• December 10th 2008, 11:00 PM
mercou
I have included a pdf attachment I made with mathematica to help try and explain my problem.

Merlyn.
• December 11th 2008, 02:22 AM
mr fantastic
Quote:

Originally Posted by mercou
I have included a pdf attachment I made with mathematica to help try and explain my problem.

Merlyn.

I assume $f(x) = \cos x$ ....?

Then $\int_0^{2 \pi} \cos^2 x \, dx = \int_0^{2 \pi} \frac{1}{2} [ \cos (2x) + 1] \, dx$

substituting from the usual double angle formula

$= \frac{1}{2} \int_0^{2 \pi} \cos (2x) + 1 \, dx = \pi$.

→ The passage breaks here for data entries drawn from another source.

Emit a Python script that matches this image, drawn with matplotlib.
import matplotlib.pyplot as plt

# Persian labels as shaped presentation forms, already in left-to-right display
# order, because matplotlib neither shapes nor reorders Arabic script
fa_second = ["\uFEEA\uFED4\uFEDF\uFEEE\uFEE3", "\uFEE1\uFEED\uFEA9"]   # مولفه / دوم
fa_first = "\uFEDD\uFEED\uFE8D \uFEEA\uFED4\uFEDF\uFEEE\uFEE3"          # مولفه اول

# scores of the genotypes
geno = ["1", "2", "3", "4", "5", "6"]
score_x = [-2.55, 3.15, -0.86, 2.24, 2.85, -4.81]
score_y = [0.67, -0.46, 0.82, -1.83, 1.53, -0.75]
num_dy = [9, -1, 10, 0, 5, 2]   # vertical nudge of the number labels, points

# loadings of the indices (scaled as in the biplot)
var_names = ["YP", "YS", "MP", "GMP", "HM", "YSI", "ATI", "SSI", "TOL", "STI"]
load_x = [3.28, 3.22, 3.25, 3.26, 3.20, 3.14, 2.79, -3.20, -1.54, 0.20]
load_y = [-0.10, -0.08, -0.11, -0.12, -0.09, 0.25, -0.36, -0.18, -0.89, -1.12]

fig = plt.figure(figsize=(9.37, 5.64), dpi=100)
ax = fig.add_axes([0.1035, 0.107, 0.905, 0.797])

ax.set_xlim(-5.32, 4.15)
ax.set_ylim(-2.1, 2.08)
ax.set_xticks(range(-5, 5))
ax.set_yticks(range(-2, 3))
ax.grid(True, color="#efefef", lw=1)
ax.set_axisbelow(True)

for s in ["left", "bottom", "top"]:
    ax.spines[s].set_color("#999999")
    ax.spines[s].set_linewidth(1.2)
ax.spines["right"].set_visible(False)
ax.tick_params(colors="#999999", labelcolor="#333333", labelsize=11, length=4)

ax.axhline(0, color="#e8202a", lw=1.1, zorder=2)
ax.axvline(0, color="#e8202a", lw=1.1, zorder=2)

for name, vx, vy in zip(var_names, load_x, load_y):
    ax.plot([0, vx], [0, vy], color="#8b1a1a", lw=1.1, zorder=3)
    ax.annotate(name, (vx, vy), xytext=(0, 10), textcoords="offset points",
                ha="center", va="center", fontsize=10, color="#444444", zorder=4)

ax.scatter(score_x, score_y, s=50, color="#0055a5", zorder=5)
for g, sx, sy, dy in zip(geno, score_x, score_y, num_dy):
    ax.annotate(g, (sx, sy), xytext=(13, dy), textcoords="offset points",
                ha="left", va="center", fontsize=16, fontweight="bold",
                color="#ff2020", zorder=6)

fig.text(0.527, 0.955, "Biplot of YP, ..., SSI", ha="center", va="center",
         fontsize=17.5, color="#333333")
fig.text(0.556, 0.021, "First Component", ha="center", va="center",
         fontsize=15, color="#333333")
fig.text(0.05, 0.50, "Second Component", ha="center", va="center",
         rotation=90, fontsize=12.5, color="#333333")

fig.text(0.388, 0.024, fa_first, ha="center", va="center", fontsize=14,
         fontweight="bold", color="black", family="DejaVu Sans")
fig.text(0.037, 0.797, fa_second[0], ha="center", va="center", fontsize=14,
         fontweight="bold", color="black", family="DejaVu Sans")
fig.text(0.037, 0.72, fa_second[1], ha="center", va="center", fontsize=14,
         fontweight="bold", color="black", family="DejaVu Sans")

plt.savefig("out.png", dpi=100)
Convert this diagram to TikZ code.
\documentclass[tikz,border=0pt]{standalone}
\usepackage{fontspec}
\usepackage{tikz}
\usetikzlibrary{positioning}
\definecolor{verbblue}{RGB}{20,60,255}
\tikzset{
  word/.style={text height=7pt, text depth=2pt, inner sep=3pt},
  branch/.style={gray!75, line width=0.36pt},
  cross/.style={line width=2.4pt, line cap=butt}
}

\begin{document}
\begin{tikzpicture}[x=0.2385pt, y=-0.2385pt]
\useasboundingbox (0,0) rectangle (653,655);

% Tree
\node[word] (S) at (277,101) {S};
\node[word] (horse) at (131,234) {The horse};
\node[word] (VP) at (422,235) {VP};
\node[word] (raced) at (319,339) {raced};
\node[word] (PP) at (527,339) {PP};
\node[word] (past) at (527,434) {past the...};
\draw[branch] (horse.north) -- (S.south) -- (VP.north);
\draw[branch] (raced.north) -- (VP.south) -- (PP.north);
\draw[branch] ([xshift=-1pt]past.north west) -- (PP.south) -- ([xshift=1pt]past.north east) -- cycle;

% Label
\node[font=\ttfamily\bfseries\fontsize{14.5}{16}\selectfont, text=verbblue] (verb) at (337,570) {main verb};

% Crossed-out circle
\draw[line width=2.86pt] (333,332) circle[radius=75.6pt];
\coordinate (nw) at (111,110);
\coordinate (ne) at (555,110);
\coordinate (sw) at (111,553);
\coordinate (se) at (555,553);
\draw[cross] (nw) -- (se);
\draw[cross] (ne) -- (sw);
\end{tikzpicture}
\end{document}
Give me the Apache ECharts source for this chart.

If you're studying Fourier Series it's expected you're familiar with basic techniques of integration.
• December 11th 2008, 03:47 AM
CaptainBlack
Quote:

Originally Posted by mercou
I have included a pdf attachment I made with mathematica to help try and explain my problem.

Because of the symmetries of sinusoids the integral of $\sin^2$ or $\cos^2$ over a complete period is half of the area of the rectangle of height $1$ and length equal to the period.
Look at your diagram and you will see that this is obvious (draw a rectangle around the plot of $\cos^2(x)$ from $0$ to $2 \pi$).